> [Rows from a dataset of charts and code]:

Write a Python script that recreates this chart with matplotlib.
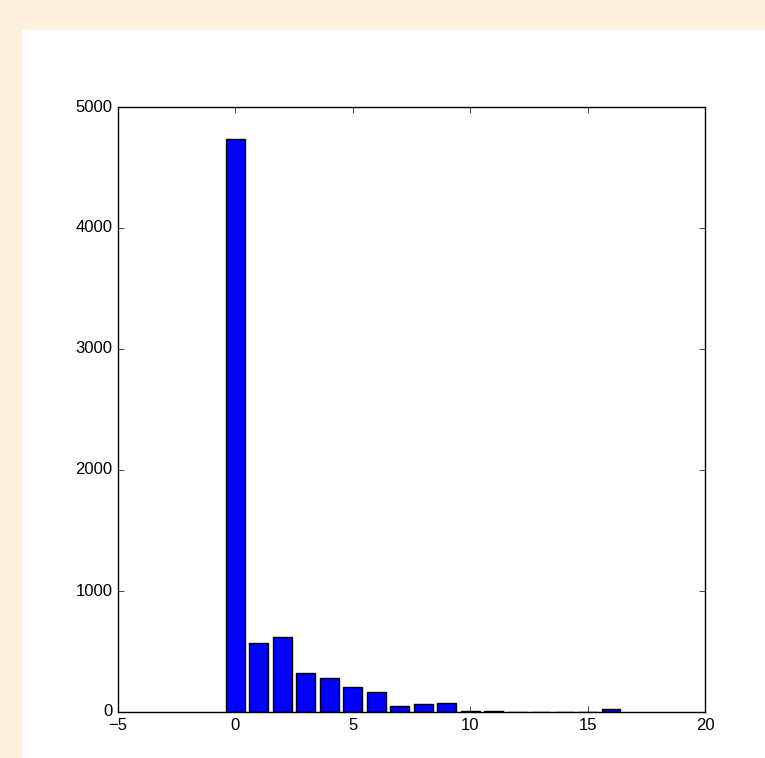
import matplotlib
matplotlib.use("Agg")
import matplotlib.pyplot as plt
from matplotlib.patches import Rectangle

# counts per bin
bins = list(range(0, 17))
counts = [4733, 573, 622, 320, 278, 207, 163, 52, 63, 72,
          10, 8, 2, 2, 3, 3, 22]

plt.style.use("classic")
plt.rcParams['font.family'] = ['Liberation Sans Narrow', 'Liberation Sans', 'DejaVu Sans']

dpi = 100
fig = plt.figure(figsize=(7.65, 7.58), dpi=dpi, facecolor="#fdf0dc")
# white page area inside the cream frame
fig.patches.append(Rectangle((22 / 765, 0), 1, 1 - 30 / 758, transform=fig.transFigure,
                             facecolor="white", edgecolor="none", zorder=-10))

ax = fig.add_axes([118 / 765, 46 / 758, 587 / 765, 605 / 758])
ax.set_zorder(5)
ax.bar(bins, counts, width=0.8, align="center", color="b", edgecolor="k", linewidth=1)

ax.set_xlim(-5, 20)
ax.set_ylim(0, 5000)
ax.set_xticks([-5, 0, 5, 10, 15, 20])
ax.set_yticks([0, 1000, 2000, 3000, 4000, 5000])
ax.tick_params(labelsize=12)

fig.savefig("out.png", dpi=dpi, facecolor=fig.get_facecolor())
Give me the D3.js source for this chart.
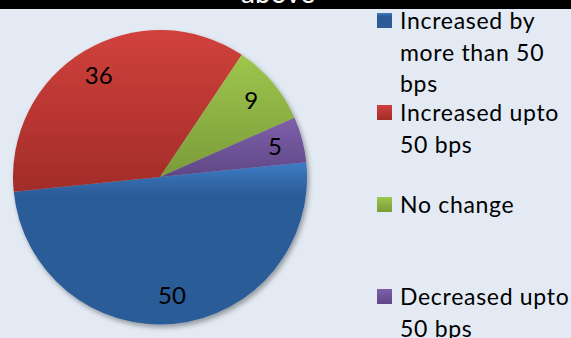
<!DOCTYPE html>
<html>
<head>
<meta charset="utf-8">
<script src="https://cdn.jsdelivr.net/npm/d3@7"></script>
<style>
  html, body { margin: 0; padding: 0; background: #E3EAF3; }
  svg { display: block; }
  text { font-family: Lato, "Liberation Sans", sans-serif; }
</style>
</head>
<body>
<svg id="chart" width="571" height="338"></svg>
<script>
// Share of responses by change in rate
const categories = [
  "Increased by more than 50 bps",
  "Increased upto 50 bps",
  "No change",
  "Decreased upto 50 bps"
];
const values = [50, 36, 9, 5];
// legend text broken into display lines
const legendLines = [
  ["Increased by", "more than 50", "bps"],
  ["Increased upto", "50 bps"],
  ["No change"],
  ["Decreased upto", "50 bps"]
];
const titleText = "above";

// light (top) and dark (bottom) tone of each slice
const colorTop = ["#3D7DC6", "#D1413C", "#9EC64C", "#7E5FA9"];
const colorBottom = ["#2C5C98", "#A22C29", "#7B9B3A", "#5F4886"];

const W = 571, H = 338;
const cx = 160, cy = 177, R = 147;

const svg = d3.select("#chart");
const defs = svg.append("defs");

// soft drop shadow under the pie
const shadow = defs.append("filter").attr("id", "pieShadow")
  .attr("x", "-10%").attr("y", "-10%").attr("width", "125%").attr("height", "125%");
shadow.append("feDropShadow")
  .attr("dx", 2).attr("dy", 3).attr("stdDeviation", 2.5)
  .attr("flood-color", "#000").attr("flood-opacity", 0.35);

categories.forEach((c, i) => {
  const g = defs.append("linearGradient").attr("id", "grad" + i)
    .attr("x1", 0).attr("y1", 0).attr("x2", 0).attr("y2", 1);
  if (i === 0) {
    g.append("stop").attr("offset", "0%").attr("stop-color", colorTop[i]);
    g.append("stop").attr("offset", "20%").attr("stop-color", colorBottom[i]);
    g.append("stop").attr("offset", "100%").attr("stop-color", colorBottom[i]);
  } else {
    g.append("stop").attr("offset", "0%").attr("stop-color", colorTop[i]);
    g.append("stop").attr("offset", "100%").attr("stop-color", colorBottom[i]);
  }
});

// background
svg.append("rect").attr("width", W).attr("height", H).attr("fill", "#E3EAF3");

// title strip (heading runs off the top edge)
svg.append("rect").attr("width", W).attr("height", 9).attr("fill", "#000");
svg.append("text")
  .attr("x", 278).attr("y", 3)
  .attr("text-anchor", "middle")
  .attr("fill", "#fff")
  .attr("font-size", 28)
  .text(titleText);

// pie
const startDeg = 84.2;
const pie = d3.pie().sort(null)
  .startAngle(startDeg * Math.PI / 180)
  .endAngle(startDeg * Math.PI / 180 + 2 * Math.PI);
const arcs = pie(values);
const arc = d3.arc().innerRadius(0).outerRadius(R);
const labelArc = d3.arc().innerRadius(119).outerRadius(119);

const pg = svg.append("g").attr("transform", `translate(${cx},${cy})`);
pg.append("g").attr("filter", "url(#pieShadow)")
  .selectAll("path").data(arcs).join("path")
  .attr("d", arc)
  .attr("fill", (d, i) => `url(#grad${i})`);

pg.selectAll("text.val").data(arcs).join("text")
  .attr("class", "val")
  .attr("transform", d => {
    const [x, y] = labelArc.centroid(d);
    return `translate(${x},${y})`;
  })
  .attr("dy", "0.36em")
  .attr("text-anchor", "middle")
  .attr("font-size", 24)
  .attr("fill", "#000")
  .text(d => d.data);

// legend
const legend = svg.append("g").attr("transform", "translate(377,13)");
const item = legend.selectAll("g").data(categories).join("g")
  .attr("transform", (d, i) => `translate(0,${i * 92})`);
item.append("rect")
  .attr("width", 15).attr("height", 15)
  .attr("fill", (d, i) => `url(#grad${i})`);
item.append("text")
  .attr("x", 23).attr("y", 16)
  .attr("font-size", 23)
  .attr("letter-spacing", 0.7)
  .attr("fill", "#000")
  .selectAll("tspan").data((d, i) => legendLines[i]).join("tspan")
  .attr("x", 23)
  .attr("dy", (d, j) => j === 0 ? 0 : 31.5)
  .text(d => d);
</script>
</body>
</html>
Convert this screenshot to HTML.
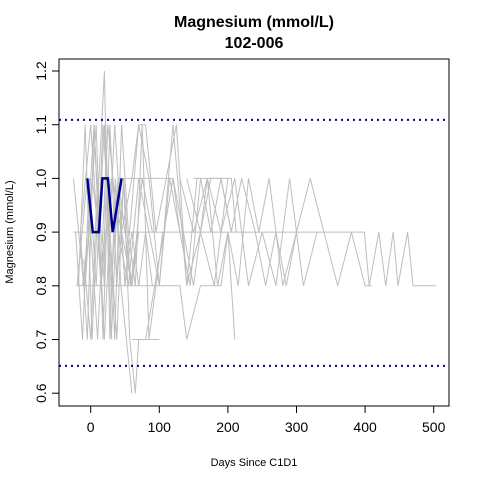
<!DOCTYPE html>
<html><head><meta charset="utf-8"><style>
body{margin:0;background:#fff}
svg{display:block}
text{font-family:"Liberation Sans",sans-serif}
</style></head><body>
<svg id="chart" width="480" height="480">
<text x="254" y="27" text-anchor="middle" font-size="16" font-weight="bold">Magnesium (mmol/L)</text>
<text x="254" y="48" text-anchor="middle" font-size="16" font-weight="bold">102-006</text>
<text x="254" y="466" text-anchor="middle" font-size="11">Days Since C1D1</text>
<text transform="translate(13,232) rotate(-90)" text-anchor="middle" font-size="11">Magnesium (mmol/L)</text>
<g id="marks"></g>
<g id="axes"></g>
<rect x="59" y="59" width="390" height="347" fill="none" stroke="#000"/>
</svg>
<script>
const xTicks=[0,100,200,300,400,500];
const yTicks=[0.6,0.7,0.8,0.9,1.0,1.1,1.2];
const yTickLabels=["0.6","0.7","0.8","0.9","1.0","1.1","1.2"];
const refLines=[1.109,0.651];
const subjectDays=[-5,3,12,17,25,32,45];
const subjectValues=[1.0,0.9,0.9,1.0,1.0,0.9,1.0];
const otherDays=[
[-25,50,100,150,200,250,300,350,399,406,420,430,441,448,462,470,503],
[-20,20,60,100,130,140,160,170,190,200,210],
[-25,-10,5,20,35,50,70,85,100,120,140,160,180,200],
[-15,-5,5,15,25,35,45,55,65,75,85,95,105],
[-18,-8,2,12,20,28,36,44,52,60],
[-10,0,10,20,22,30,40,50,60,70,80,90],
[-22,-12,-2,8,18,28,38,48,58,68],
[-20,-5,10,25,40,55,70,85,100,115,130,145,160,175,190,205],
[60,80,120,150,170,190,210,230,250,270,290,310,330],
[-12,-2,8,18,28,38,48,57,65,70,100],
[130,150,170,185,200,215,230,245,260,280,300],
[-15,0,15,30,45,60,75,90],
[-8,2,12,20,30,40,50,60,70],
[140,160,175,190,205,220,240,255,270,285,300,320,340,360,380,400,410],
[45,60,70,80,95,110,125,140,155],
[150,170,185,205,212],
[40,60,80,100,120,130]
];
const otherValues=[
[0.9,0.9,0.9,0.9,0.9,0.9,0.9,0.9,0.9,0.8,0.9,0.8,0.9,0.8,0.9,0.8,0.8],
[0.8,0.8,0.8,0.8,0.8,0.7,0.8,0.8,0.8,0.9,0.7],
[1.0,0.8,1.1,0.7,1.1,0.8,1.1,1.0,0.8,1.1,0.8,0.9,0.8,1.0],
[0.9,0.7,1.1,0.8,1.0,0.7,1.1,0.9,0.8,1.1,0.7,0.8,0.9],
[0.8,1.1,0.7,1.0,1.2,0.7,1.0,0.8,0.7,0.6],
[0.85,0.7,1.0,0.8,1.1,0.7,1.0,0.8,0.9,0.8,0.9,0.8],
[0.9,0.7,1.0,0.8,1.1,0.9,0.7,1.0,0.8,0.9],
[0.8,1.0,0.7,1.1,0.9,0.8,1.0,0.9,0.8,1.0,0.9,0.8,1.0,0.9,1.0,0.9],
[0.7,0.7,1.0,0.8,1.0,0.9,1.0,0.8,0.9,0.8,1.0,0.8,0.9],
[0.8,0.9,1.1,0.7,1.1,0.8,1.0,0.7,0.6,0.7,0.7],
[1.0,0.9,1.0,0.8,0.9,0.8,1.0,0.9,1.0,0.8,0.9],
[0.9,1.1,0.8,1.0,0.9,0.8,1.0,0.9],
[0.8,1.0,0.9,1.1,0.8,1.0,0.9,0.8,0.9],
[1.0,0.9,1.0,1.0,0.9,1.0,0.9,0.8,0.9,0.8,0.9,1.0,0.9,0.8,0.9,0.8,0.8],
[0.9,1.0,1.1,1.1,0.9,1.0,1.1,0.8,1.0],
[1.0,1.0,1.0,1.0,0.9],
[1.0,1.0,1.0,1.0,1.0,0.9]
];
const NS="http://www.w3.org/2000/svg";
function xs(d){return 90.7+d*0.686;}
function ys(v){return 71+(1.2-v)*537;}
const marks=document.getElementById('marks');
const axes=document.getElementById('axes');
function pline(days,vals,color,w,name){
  const p=document.createElementNS(NS,'polyline');
  p.setAttribute('points',days.map((d,i)=>xs(d).toFixed(1)+','+ys(vals[i]).toFixed(1)).join(' '));
  p.setAttribute('fill','none');p.setAttribute('stroke',color);p.setAttribute('stroke-width',w);
  
  
  marks.appendChild(p);
}
otherDays.forEach((d,i)=>pline(d,otherValues[i],'#bebebe',1,'other-subject-line'));
refLines.forEach(v=>{
  const l=document.createElementNS(NS,'line');
  l.setAttribute('x1',59);l.setAttribute('x2',449);l.setAttribute('y1',ys(v));l.setAttribute('y2',ys(v));
  l.setAttribute('stroke','#00008b');l.setAttribute('stroke-width',2);l.setAttribute('stroke-dasharray','2,4');
  
  
  marks.appendChild(l);
});
pline(subjectDays,subjectValues,'#00008b',2.5,'subject-line');
xTicks.forEach(t=>{
  const l=document.createElementNS(NS,'line');
  l.setAttribute('x1',xs(t));l.setAttribute('x2',xs(t));l.setAttribute('y1',406);l.setAttribute('y2',413);l.setAttribute('stroke','#000');
  
  
  axes.appendChild(l);
  const tx=document.createElementNS(NS,'text');
  tx.setAttribute('x',xs(t));tx.setAttribute('y',432);tx.setAttribute('text-anchor','middle');tx.setAttribute('font-size','14');
  tx.textContent=t;
  
  
  axes.appendChild(tx);
});
const xa=document.createElementNS(NS,'line');
xa.setAttribute('x1',xs(0));xa.setAttribute('x2',xs(500));xa.setAttribute('y1',406);xa.setAttribute('y2',406);xa.setAttribute('stroke','#000');


axes.appendChild(xa);
yTicks.forEach((t,i)=>{
  const l=document.createElementNS(NS,'line');
  l.setAttribute('x1',52);l.setAttribute('x2',59);l.setAttribute('y1',ys(t));l.setAttribute('y2',ys(t));l.setAttribute('stroke','#000');
  
  
  axes.appendChild(l);
  const tx=document.createElementNS(NS,'text');
  tx.setAttribute('transform','translate(46,'+ys(t)+') rotate(-90)');tx.setAttribute('text-anchor','middle');tx.setAttribute('font-size','14');
  tx.textContent=yTickLabels[i];
  
  
  axes.appendChild(tx);
});
</script>
</body></html>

> [Your task]: Find the string "matplotlib" in the entries above and return each line that holds it.

> [Solution to the problem]:
Write a Python script that recreates this chart with matplotlib.
import matplotlib
matplotlib.use("Agg")
import matplotlib.pyplot as plt
from matplotlib.patches import Rectangle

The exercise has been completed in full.